A large crowd gathered in All Saints Square to welcome the Prince as he arrived by car at the entrance to the Almshouse. He was greeted by the Lord Lieutenant of Warwickshire and his wife, the Mayor of Nuneaton and Bedworth, her consort, the Chair and Chief Executive of the Almshouse Association, the Chairman and Vice Chairman of the Hospital and Sermon Charity and the Clerk to the Charity. The Prince received a short tour of one of the Almshouse flats before meeting the Trustees and other guests in the Governors Hall. The residents enjoyed tea and cakes in the Residents Lounge where he joined them, moving from table to table so that everyone could enjoy his company. He was presented with gifts including a water colour painting of the Almshouse by local artist David Kearney, and a book about Nicholas Chamberlaine written by local historian John Burton. After signing the Visitors Book the Prince planted a Whitebeam tree using the same spade that his Great-Uncle Edward had used in 1934 to plant a still thriving Oak. The Prince acknowledged the crowd before being whisked away to his next appointment in Nuneaton, ending a highly successful visit to the historic and iconic Almshouses, its residents, staff and Trustees.
We are most grateful to Dean Wainwright for giving us permission to use his photographs from the occasion.
Bedworth Almshouse was alive with stories, songs and laughter when local lass Diana Butler entertained a large and appreciative audience in January 2020. Her talk entitled “From Bedworth to London” took her listeners on a journey that began with a young Diana discovering an early talent for performance and music. Diana was a pupil at Nicholas Chamberlaine School and after A levels was awarded a place at the Royal Academy of Music. She went on to perform as a pianist and as a singer in major London venues and in many parts of the world. Diana interspersed her talk with a variety of piano excerpts encouraging her audience to join in the songs and she ended with a patriotic “We’ll Meet Again.” The audience comprised members of several Bedworth Churches, as well as Almshouse residents, and members of Diana's family including sisters Jean (centre) and Barbara (right).

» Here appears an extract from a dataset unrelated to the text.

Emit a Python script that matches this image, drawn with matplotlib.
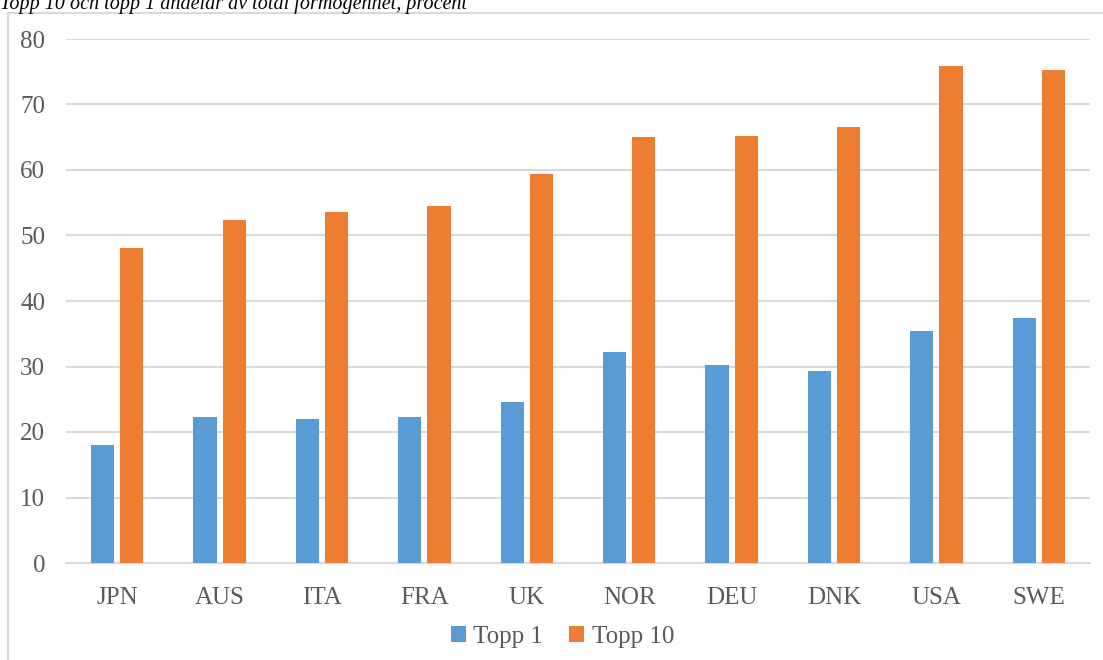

Over £300 was raised for Cancer Research UK.
Almost 1000 Bedworth schoolchildren sang their hearts out at the special service in the Quadrangle of the Almshouses. There were hymns, historical readings, a short address and prayers. Rose, Lady Daventry, also presented local Schools with a financial gift for their libraries. The bells of All Saints Parish Church rang in thanksgiving as the service ended. Guests were then invited to the Church for the unveiling of a memorial plaque to Nicholas Chamberlaine. Music was played on a Clavinova by the Rev. Rupert Jeffcoat who had chosen a special piece composed by the Rev. Richard Mudge, a former Bedworth Rector who died in 1763.
Glorious sunshine welcomed hundreds of visitors to the Almshouses to enjoy stunning floral displays by members of the Nuneaton Flower Guild. Eighteen arrangements reflected Bedworth's history from weaving to hats and from coal mining to engineering. Each one had been sponsored and added to the beauty of the Elizabethan-styled cloisters and panelled Governors Hall. A vintage pram collection was hugely popular as were the delicious home-made cakes that together with donations raised 729 pounds for Myton Hospice. A huge thank you from the Trust to everyone who took part and to all those who came to support the event.
Nicholas Chamberlaine Trusts launched it's website on Heritage week-end - September 14th 2013. The Mayor of Nuneaton and Bedworth, Councillor Bob Copland and Mayoress Elaine Copland were guests of honour joining residents, Governors and members of the public as the site went live. Councillor Copland pressed the computer button launching the site which was designed by Paul Beedham, an IT professional. They both cut a special cake and sent balloons into the sky.